Songez que, pendant bien plus de dix ans, nous avons demandé à Réseau ferré de France et à la SNCF de s’endetter dans des conditions qu’aucune entreprise n’aurait pu supporter, parce que nous savions que, derrière, il y avait l’État, et que donc, ultimement, cette dette qui juridiquement n’était pas une dette de l’État en était bien une en réalité.

Qui peut dire que ce choix a été fait inconsciemment ? Il a été fait et répété, collectivement, par des gouvernements et des majorités successifs. En conséquence, lorsque nous avons voulu réformer la SNCF, nous avons assumé le fait que cette dette ne pourrait pas être financée dans des conditions normales par la SNCF et qu’il fallait donc la reprendre. Une partie de l’augmentation de la dette publique viendra, il est vrai, de cette reprise, et peut-être certains d’entre vous en feront-ils reproche au Gouvernement…

La vérité, mesdames, messieurs les sénateurs, c’est qu’en ce domaine, et depuis trop longtemps, nous n’avons pas été à la hauteur des enjeux. Je le dis sans accuser personne, car je ne sais pas ce que j’aurais fait si j’avais été aux responsabilités à cette époque. Mais le dire, c’est aussi, je crois, faire œuvre de lucidité, comme je m’y invitais moi-même précédemment.
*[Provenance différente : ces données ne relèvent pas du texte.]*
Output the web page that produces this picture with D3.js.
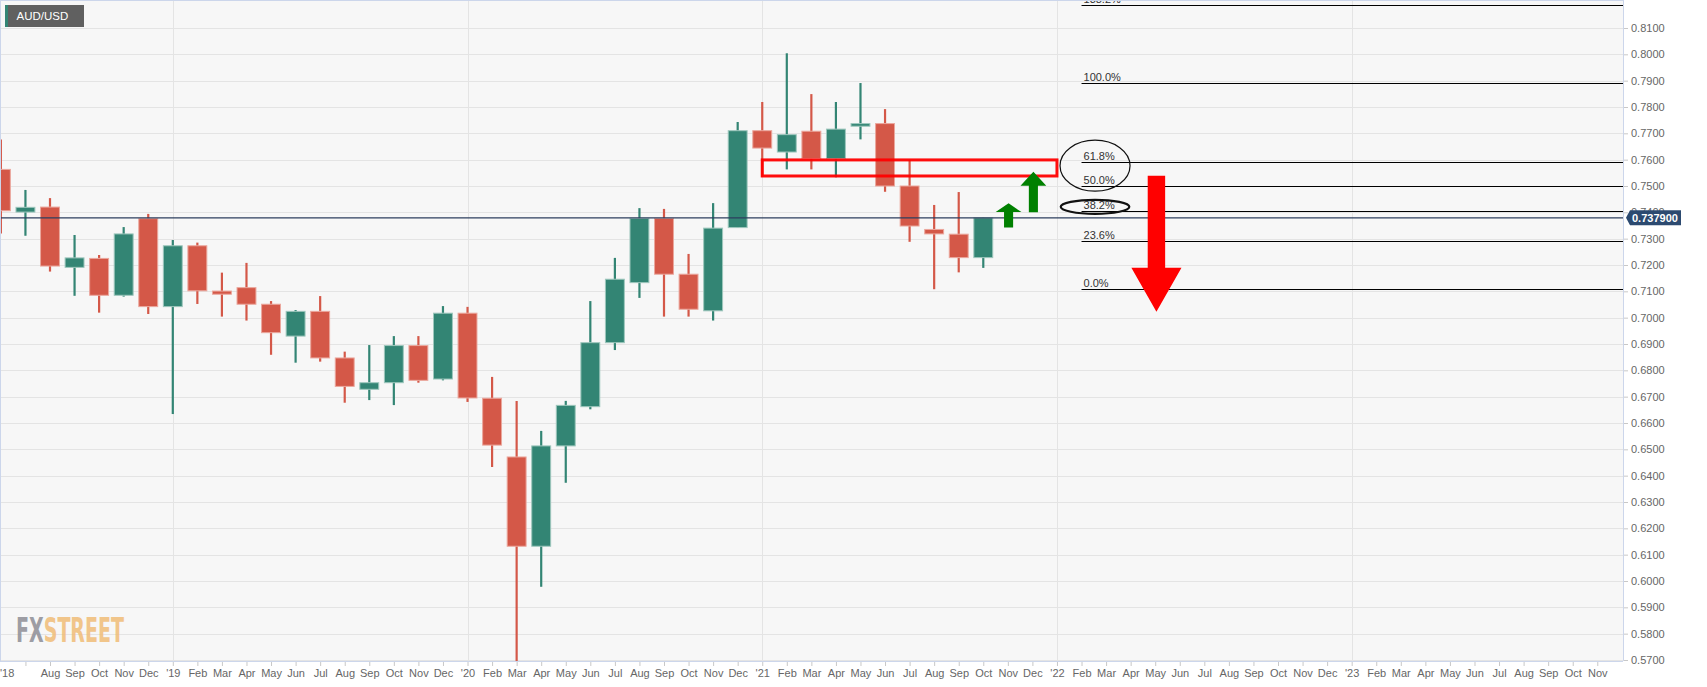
<!DOCTYPE html>
<html>
<head>
<meta charset="utf-8">
<script src="https://cdn.jsdelivr.net/npm/d3@7"></script>
<style>
  html, body { margin: 0; padding: 0; background: #ffffff; }
  svg { display: block; font-family: "Liberation Sans", Arial, sans-serif; }
</style>
</head>
<body>
<svg id="chart" width="1707" height="687"></svg>
<script>
// ---------- DATA ----------
// month index: 0 = Jan 2018
const candleIndex = d3.range(5, 46); // Jun 2018 .. Oct 2021
const openVals  = [0.7563,0.7401,0.7420,0.7191,0.7225,0.7085,0.7376,0.7042,0.7273,0.7101,0.7114,0.7051,0.6930,0.7024,0.6847,0.6728,0.6753,0.6894,0.6767,0.7017,0.6694,0.6471,0.6132,0.6513,0.6662,0.6905,0.7133,0.7377,0.7165,0.7026,0.7342,0.7710,0.7629,0.7708,0.7604,0.7727,0.7737,0.7500,0.7335,0.7317,0.7228];
const highVals  = [0.7677,0.7485,0.7454,0.7314,0.7238,0.7344,0.7394,0.7295,0.7285,0.7171,0.7208,0.7063,0.7029,0.7082,0.6871,0.6896,0.6930,0.6930,0.7044,0.7041,0.6775,0.6684,0.6570,0.6684,0.7063,0.7227,0.7416,0.7413,0.7242,0.7435,0.7743,0.7819,0.8004,0.7849,0.7819,0.7891,0.7792,0.7599,0.7428,0.7477,0.7380];
const lowVals   = [0.7320,0.7311,0.7175,0.7083,0.7019,0.7080,0.7014,0.6634,0.7052,0.7004,0.6989,0.6859,0.6829,0.6833,0.6677,0.6687,0.6668,0.6753,0.6762,0.6680,0.6433,0.5506,0.5978,0.6373,0.6652,0.6877,0.7075,0.7004,0.7004,0.6989,0.7342,0.7535,0.7563,0.7563,0.7533,0.7677,0.7478,0.7288,0.7108,0.7172,0.7189];
const closeVals = [0.7406,0.7419,0.7196,0.7227,0.7085,0.7318,0.7042,0.7273,0.7102,0.7089,0.7051,0.6943,0.7024,0.6847,0.6739,0.6753,0.6894,0.6762,0.7017,0.6695,0.6516,0.6132,0.6513,0.6667,0.6905,0.7146,0.7377,0.7165,0.7032,0.7340,0.7710,0.7644,0.7695,0.7604,0.7716,0.7737,0.7500,0.7348,0.7318,0.7228,0.7379];

const monthNames = ["Jan","Feb","Mar","Apr","May","Jun","Jul","Aug","Sep","Oct","Nov","Dec"];
const xTickIndex = d3.range(6, 71);        // Jul 2018 .. Nov 2023
const hiddenTickLabels = [6];               // Jul 2018 label hidden behind sticky year
const stickyYearLabel = "'18";
const yTickValues = d3.range(57, 82).map(d => d / 100); // 0.57 .. 0.81

const symbol = "AUD/USD";
const lastPrice = 0.7379;
const lastPriceLabel = "0.737900";

// Fibonacci retracement
const fibLevels = [0, 23.6, 38.2, 50, 61.8, 100, 138.2];
const fibLabels = ["0.0%", "23.6%", "38.2%", "50.0%", "61.8%", "100.0%", "138.2%"];
const fibLow = 0.7108, fibHigh = 0.7890, fibStartIndex = 49;

// Annotations (month index / price)
const zoneBox = { i0: 36, i1: 48, p0: 0.7599, p1: 0.7538 };
const greenArrows = [
  { i: 46.03, tip: 0.7434, headBase: 0.7401, tail: 0.7342 },
  { i: 47.04, tip: 0.7554, headBase: 0.7501, tail: 0.7400 }
];
const redArrow = { i: 52.05, tail: 0.7539, headBase: 0.7190, tip: 0.7022 };
const ellipses = [
  { i: 49.55, p: 0.7577, rx: 35, ry: 25.5, w: 1.2 },
  { i: 49.55, p: 0.7421, rx: 34.3, ry: 7, w: 2.2 }
];

// ---------- LAYOUT ----------
const W = 1707, H = 687;
const plotL = 0, plotR = 1623, plotT = 0, plotB = 661;

const x = d3.scaleLinear().domain([4.9642, 71.047]).range([plotL, plotR]);
const y = d3.scaleLinear().domain([0.56962, 0.82063]).range([plotB, plotT]);
const monthW = x(1) - x(0);

const GREEN = "#338574", RED = "#d45848";
const GREEN_EDGE = "#9ec7bd", RED_EDGE = "#eba79d";

const svg = d3.select("#chart");

// backgrounds
svg.append("rect").attr("width", W).attr("height", H).attr("fill", "#ffffff");
svg.append("rect").attr("x", plotL).attr("y", plotT).attr("width", plotR - plotL).attr("height", plotB - plotT).attr("fill", "#f7f7f7");

const defs = svg.append("defs");
defs.append("clipPath").attr("id", "plotClip").append("rect")
  .attr("x", plotL).attr("y", plotT).attr("width", plotR - plotL).attr("height", plotB - plotT);

// grid
const grid = svg.append("g");
grid.selectAll("line.h").data(yTickValues).join("line")
  .attr("x1", plotL).attr("x2", plotR)
  .attr("y1", d => Math.round(y(d)) + 0.5).attr("y2", d => Math.round(y(d)) + 0.5)
  .attr("stroke", "#e4e4e4").attr("stroke-width", 1);
grid.selectAll("line.v").data(xTickIndex.filter(i => i % 12 === 0)).join("line")
  .attr("x1", d => Math.round(x(d)) + 0.5).attr("x2", d => Math.round(x(d)) + 0.5)
  .attr("y1", plotT).attr("y2", plotB)
  .attr("stroke", "#e4e4e4").attr("stroke-width", 1);

// logo
const logo = svg.append("text").attr("x", 16).attr("y", 642)
  .style("font-family", "'DejaVu Sans Condensed', 'Liberation Sans Narrow', sans-serif")
  .style("font-weight", "bold").style("font-size", "34px")
  .attr("textLength", 108).attr("lengthAdjust", "spacingAndGlyphs").attr("opacity", 0.85);
logo.append("tspan").attr("fill", "#8e8e96").text("FX");
logo.append("tspan").attr("fill", "#f0bd78").text("STREET");

// candles
const candles = candleIndex.map((idx, k) => ({
  idx, o: openVals[k], h: highVals[k], l: lowVals[k], c: closeVals[k]
}));
const bodyW = monthW * 0.77;
const cg = svg.append("g").attr("clip-path", "url(#plotClip)");
cg.selectAll("line.wick").data(candles).join("line")
  .attr("x1", d => x(d.idx)).attr("x2", d => x(d.idx))
  .attr("y1", d => y(d.h)).attr("y2", d => y(d.l))
  .attr("stroke", d => d.c >= d.o ? GREEN : RED).attr("stroke-width", 2.2);
cg.selectAll("rect.body").data(candles).join("rect")
  .attr("x", d => x(d.idx) - bodyW / 2)
  .attr("y", d => y(Math.max(d.o, d.c)))
  .attr("width", bodyW)
  .attr("height", d => Math.max(2, Math.abs(y(d.o) - y(d.c))))
  .attr("fill", d => d.c >= d.o ? GREEN : RED)
  .attr("stroke", d => d.c >= d.o ? GREEN_EDGE : RED_EDGE).attr("stroke-width", 1);

// last price line
svg.append("line").attr("x1", plotL).attr("x2", plotR)
  .attr("y1", y(lastPrice)).attr("y2", y(lastPrice))
  .attr("stroke", "#2c3e5e").attr("stroke-width", 1.2);

// fib lines
const fg = svg.append("g");
fibLevels.forEach((lv, k) => {
  const p = fibLow + (fibHigh - fibLow) * lv / 100;
  const yy = Math.round(y(p)) + 0.5;
  fg.append("line").attr("x1", x(fibStartIndex)).attr("x2", plotR)
    .attr("y1", yy).attr("y2", yy).attr("stroke", "#000").attr("stroke-width", 1.2);
  fg.append("text").attr("x", x(fibStartIndex) + 2).attr("y", yy - 2.5)
    .attr("fill", "#333").style("font-size", "11px").text(fibLabels[k]);
});

// zone box
svg.append("rect")
  .attr("x", x(zoneBox.i0)).attr("y", y(zoneBox.p0))
  .attr("width", x(zoneBox.i1) - x(zoneBox.i0)).attr("height", y(zoneBox.p1) - y(zoneBox.p0))
  .attr("fill", "none").attr("stroke", "#ff0000").attr("stroke-width", 3).attr("opacity", 0.95);

// ellipses
svg.selectAll("ellipse.e").data(ellipses).join("ellipse")
  .attr("cx", d => x(d.i)).attr("cy", d => y(d.p))
  .attr("rx", d => d.rx).attr("ry", d => d.ry)
  .attr("fill", "none").attr("stroke", "#111").attr("stroke-width", d => d.w);

// arrows
function upArrow(a, shaftW, headW) {
  const cx = x(a.i);
  return `M${cx - shaftW/2},${y(a.tail)} L${cx - shaftW/2},${y(a.headBase)} L${cx - headW/2},${y(a.headBase)} L${cx},${y(a.tip)} L${cx + headW/2},${y(a.headBase)} L${cx + shaftW/2},${y(a.headBase)} L${cx + shaftW/2},${y(a.tail)} Z`;
}
svg.selectAll("path.ga").data(greenArrows).join("path")
  .attr("d", d => upArrow(d, monthW * 0.37, monthW * 1.05))
  .attr("fill", "#008000");
svg.append("path").attr("d", upArrow(redArrow, monthW * 0.71, monthW * 2.04)).attr("fill", "#ff0000");

// axes
const axisColor = "#ccd6eb";
const yAxis = d3.axisRight(y).tickValues(yTickValues).tickFormat(d3.format(".4f")).tickSize(5).tickPadding(3);
const gy = svg.append("g").attr("transform", `translate(${plotR},0)`).call(yAxis);
gy.select(".domain").remove();
gy.selectAll(".tick line").attr("stroke", "#c8c8c8");
gy.selectAll(".tick text").attr("fill", "#666").style("font-size", "11px").style("font-family", "'Liberation Sans', Arial, sans-serif");
svg.append("line").attr("x1", plotR + 0.5).attr("x2", plotR + 0.5).attr("y1", plotT).attr("y2", plotB)
  .attr("stroke", axisColor);

const xAxis = d3.axisBottom(x).tickValues(xTickIndex)
  .tickFormat(i => hiddenTickLabels.includes(i) ? "" : (i % 12 === 0 ? "'" + String(18 + i / 12).padStart(2, "0") : monthNames[i % 12]))
  .tickSize(5).tickPadding(3);
const gx = svg.append("g").attr("transform", `translate(0,${plotB})`).call(xAxis);
gx.select(".domain").remove();
gx.selectAll(".tick line").attr("stroke", "#c8c8c8");
gx.selectAll(".tick text").attr("fill", "#666").style("font-size", "11px").style("font-family", "'Liberation Sans', Arial, sans-serif");
svg.append("text").attr("x", 0).attr("y", plotB + 8).attr("dy", "0.71em")
  .attr("fill", "#666").style("font-size", "11px").text(stickyYearLabel);
svg.append("line").attr("x1", plotL).attr("x2", plotR).attr("y1", plotB + 0.5).attr("y2", plotB + 0.5)
  .attr("stroke", axisColor);
// plot border
svg.append("line").attr("x1", 0.5).attr("x2", 0.5).attr("y1", 0).attr("y2", plotB).attr("stroke", axisColor);
svg.append("line").attr("x1", 0).attr("x2", plotR).attr("y1", 0.5).attr("y2", 0.5).attr("stroke", axisColor);

// last price tag
const ly = y(lastPrice);
const tag = svg.append("g");
tag.append("path")
  .attr("d", `M${plotR + 3},${ly} L${plotR + 7},${ly - 7.5} L${plotR + 58},${ly - 7.5} L${plotR + 58},${ly + 7.5} L${plotR + 7},${ly + 7.5} Z`)
  .attr("fill", "#2c4a70");
tag.append("text").attr("x", plotR + 9).attr("y", ly).attr("dy", "0.35em")
  .attr("fill", "#fff").style("font-size", "11px").style("font-weight", "bold").text(lastPriceLabel);

// symbol badge
svg.append("rect").attr("x", 5).attr("y", 5).attr("width", 79).attr("height", 22).attr("fill", "#606060");
svg.append("rect").attr("x", 5).attr("y", 5).attr("width", 3).attr("height", 22).attr("fill", GREEN);
svg.append("text").attr("x", 16.5).attr("y", 16).attr("dy", "0.35em")
  .attr("fill", "#fff").style("font-size", "11.5px").text(symbol);
</script>
</body>
</html>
Je retiens de vos interventions l’appel ferme à la concertation et à l’exécution des mesures, le soutien unanime aux forces de l’ordre et l’invitation à la fermeté, le souci de la préservation de la sécurité des personnes, qui est une doctrine constante dans l’emploi des forces de l’ordre. Je retiens aussi le souci d’apaisement et l’appel à la responsabilité formulé sur toutes vos travées.

Je ne m’exonère, je l’ai dit, d’aucune responsabilité, d’abord parce que, pour le dire trivialement, ce n’est pas le genre de la maison, ensuite parce que ce n’est de toute façon pas possible lorsque l’on est Premier ministre.

J’essaie de m’exprimer avec calme et nuance, en ne cherchant jamais à simplifier ou à caricaturer, ce qui, selon les canons du débat public actuel, n’est pas toujours spectaculaire, il faut bien le reconnaître

Je n’ai jamais hésité à assumer des mesures que je savais impopulaires mais que je croyais bonnes. On a le droit de ne pas être d’accord avec ces mesures, mais assumer des mesures que l’on sait impopulaires a, me semble-t-il, une vertu démocratique.

Le président Marseille m’a interrogé sur notre ligne. Je crois avoir dit dans mon propos introductif combien le Gouvernement s’estimait tenu par les engagements pris par le Président de la République devant les Français et par les parlementaires de la majorité au moment des élections législatives. Notre objectif est de tenir le cap qui a été fixé à la majorité et au Gouvernement, en composant avec la réalité et en améliorant s’il le faut un certain nombre de mesures, mais sans renoncer à l’équilibre des finances publiques.

Les conditions du débat sur le projet de loi de financement de la sécurité sociale et le projet de loi de finances permettront d’avancer dans cette voie. Beaucoup de mesures ont été proposées ici. Parfois, on dépense beaucoup d’argent public en peu de mots ! Mais, souvent, on peine à déterminer où trouver les ressources qu’il conviendrait de mettre en face de ces mots…

Nous devrons donc veiller collectivement à assurer l’équilibre des finances publiques, pour éviter que la dette n’explose et que nous continuions à reporter sur les gouvernements, les majorités, les générations qui nous suivront une charge dont nul, in fine, ne pourra s’exonérer.

Mesdames, messieurs les sénateurs, apaisement, débat, appel à la responsabilité et détermination à assurer la sécurité des Français : tel est le sens des mesures que j’ai annoncées et de la déclaration que j’ai faite. Je vous remercie très sincèrement de la qualité de ce débat.